Bootloader hardcodes 0x10_0000 as available, which can cause problems
Currently, the EFI bootloader is hardcoding the physical address 0x10_0000 (1 MiB) as a target to move the kernel to. This is unfortunately not guaranteed to work; in fact, QEMU when using the default QEMU make target, some addresses within offsets 0x80_0000 to 0x150_0000 are reserved for ACPI NVS (i.e. not just storing reclaimable tables, but possibly registers) and boot services data (which from my understanding could store crucial structures, like page tables or descriptor tables)..
This only allows kernels up to 8 MiB large in this case, which makes the regular make qemu_efi
work, but makes the make qemu_iso_efi
target triple fault (which again could be caused by something else, but given that the kernel in that case gets as large as 200 MiB, it will overwrite the reserved regions).
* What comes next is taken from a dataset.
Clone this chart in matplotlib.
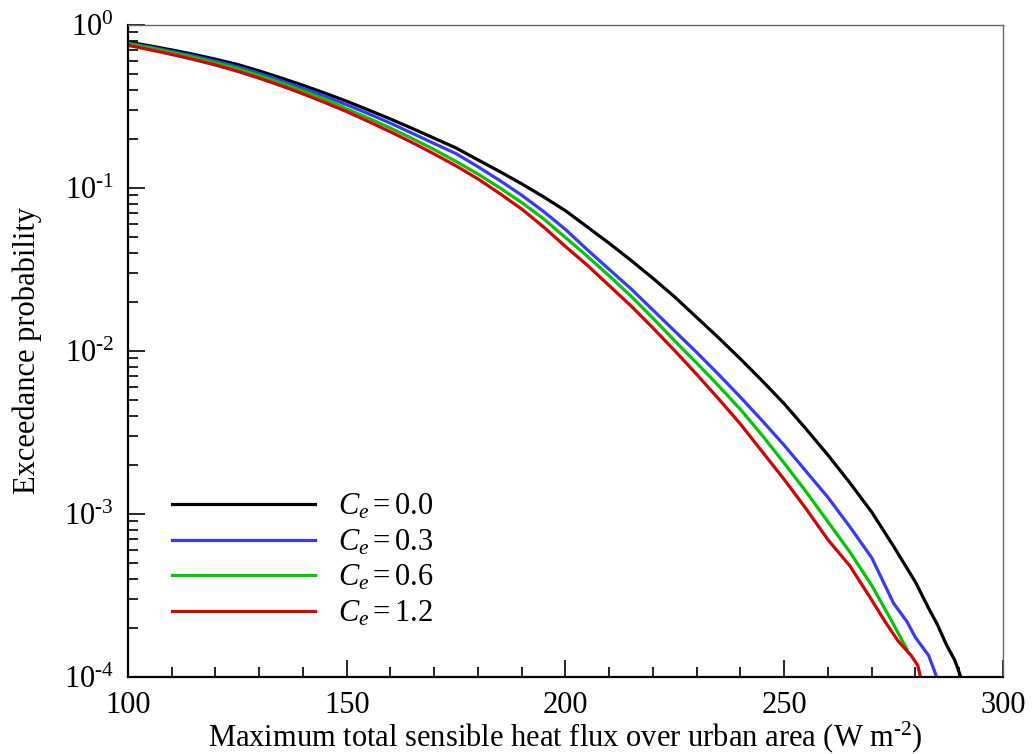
import numpy as np
import matplotlib
matplotlib.use("Agg")
import matplotlib.pyplot as plt
from matplotlib.ticker import LogLocator, MultipleLocator, FuncFormatter, NullFormatter

plt.rcParams['font.family'] = ['Liberation Serif', 'DejaVu Serif']
plt.rcParams['mathtext.fontset'] = 'custom'
plt.rcParams['mathtext.rm'] = 'Liberation Serif'
plt.rcParams['mathtext.it'] = 'Liberation Serif:italic'
plt.rcParams['mathtext.bf'] = 'Liberation Serif:bold'
plt.rcParams['axes.unicode_minus'] = False

# ---- data (x in W m-2, y as log10 of exceedance probability) ----
grid = [100, 105, 110, 115, 120, 125, 130, 135, 140, 145, 150, 155, 160, 165,
        170, 175, 180, 185, 190, 195, 200, 205, 210, 215, 220, 225, 230, 235,
        240, 245, 250, 255, 260, 265, 270, 275]

x_c00 = grid + [280, 283, 285, 287, 289, 290.6]
log_c00 = [-0.104, -0.128, -0.153, -0.180, -0.210, -0.242, -0.282, -0.325, -0.370,
           -0.418, -0.468, -0.522, -0.577, -0.635, -0.695, -0.755, -0.828, -0.900,
           -0.975, -1.055, -1.140, -1.240, -1.340, -1.445, -1.555, -1.670, -1.795,
           -1.920, -2.050, -2.185, -2.325, -2.480, -2.640, -2.810, -2.990, -3.200,
           -3.420, -3.580, -3.680, -3.800, -3.900, -4.020]

x_c03 = grid + [278, 280, 283, 285.1]
log_c03 = [-0.110, -0.135, -0.162, -0.190, -0.222, -0.256, -0.297, -0.342, -0.389,
           -0.438, -0.490, -0.545, -0.603, -0.665, -0.728, -0.790, -0.870, -0.955,
           -1.045, -1.145, -1.255, -1.380, -1.500, -1.620, -1.750, -1.880, -2.010,
           -2.145, -2.285, -2.430, -2.580, -2.740, -2.900, -3.080, -3.270, -3.550,
           -3.660, -3.760, -3.870, -4.020]

x_c06 = grid + [278]
log_c06 = [-0.115, -0.141, -0.169, -0.199, -0.232, -0.268, -0.310, -0.356, -0.405,
           -0.456, -0.515, -0.572, -0.633, -0.697, -0.765, -0.838, -0.915, -1.000,
           -1.090, -1.190, -1.305, -1.420, -1.540, -1.665, -1.800, -1.940, -2.075,
           -2.215, -2.360, -2.520, -2.690, -2.865, -3.050, -3.235, -3.440, -3.680,
           -3.830]

x_c12 = grid[:-2] + [270, 273, 276, 279, 280.5, 281.3]
log_c12 = [-0.125, -0.152, -0.181, -0.212, -0.246, -0.284, -0.327, -0.373, -0.423,
           -0.476, -0.532, -0.593, -0.656, -0.722, -0.792, -0.865, -0.945, -1.035,
           -1.130, -1.240, -1.360, -1.475, -1.600, -1.725, -1.860, -2.000, -2.145,
           -2.295, -2.450, -2.620, -2.790, -2.970, -3.160, -3.320, -3.530, -3.660,
           -3.780, -3.870, -3.930, -4.020]

labels = [r'$C_e = 0.0$', r'$C_e = 0.3$', r'$C_e = 0.6$', r'$C_e = 1.2$']
colors = ['#000000', '#3838ff', '#00c800', '#d80000']
series = [(x_c00, log_c00), (x_c03, log_c03), (x_c06, log_c06), (x_c12, log_c12)]

fig = plt.figure(figsize=(10.34, 7.54), dpi=100)
ax = fig.add_axes([128/1034, 1-676.7/754, (1003-128)/1034, (676.7-25)/754])

for (xs, ls), lab, col in zip(series, labels, colors):
    ax.plot(xs, 10.0**np.array(ls), color=col, lw=2.3, label=lab, solid_joinstyle='miter')

ax.set_yscale('log')
ax.set_xlim(100, 300)
ax.set_ylim(1e-4, 1)

def log_fmt(v, pos):
    e = int(round(np.log10(v)))
    if e < 0:
        return r'$\mathdefault{10^{\text{-}%d}}$' % (-e)
    return r'$\mathdefault{10^{%d}}$' % e

ax.xaxis.set_major_locator(MultipleLocator(50))
ax.xaxis.set_minor_locator(MultipleLocator(10))
ax.yaxis.set_major_locator(LogLocator(base=10, numticks=10))
ax.yaxis.set_minor_locator(LogLocator(base=10, subs=np.arange(2, 10), numticks=20))
ax.yaxis.set_major_formatter(FuncFormatter(log_fmt))
ax.yaxis.set_minor_formatter(NullFormatter())

ax.tick_params(which='both', direction='in', top=False, right=False, labelsize=22,
               width=1.2, color='black')
ax.tick_params(which='major', length=12, pad=10)
ax.tick_params(which='minor', length=7)

for s in ['left', 'bottom']:
    ax.spines[s].set_linewidth(1.6)
    ax.spines[s].set_color('black')
for s in ['top', 'right']:
    ax.spines[s].set_linewidth(1.0)
    ax.spines[s].set_color('#666666')

ax.set_xlabel(r'Maximum total sensible heat flux over urban area (W m$^{\text{-}2}$)',
              fontsize=22, labelpad=0)
ax.set_ylabel('Exceedance probability', fontsize=22)
ax.yaxis.set_label_coords(-0.098, 0.5)

leg = ax.legend(loc='upper left', bbox_to_anchor=(0.0363, 0.302), frameon=False, fontsize=22,
                handlelength=4.67, handletextpad=0.75, labelspacing=0.2, borderaxespad=0)

fig.savefig('out.png', dpi=100)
What I suggest we can do to fix this, is to be more flexible about where the kernel can be located in the physical address space. Since KERNEL_OFFSET is a hardcoded constant in the kernel binary, it must be contiguous in virtual address space. We should thus let the kernel reserve itself in the allocator structures, and allow the bootloader to potentially load it non-contiguously in physical address space. Otherwise we could force the bootloader to load the kernel contiguously in the physical address space, but allow it to be relocated anywhere physically (i.e. not hardcoded to 1 MiB).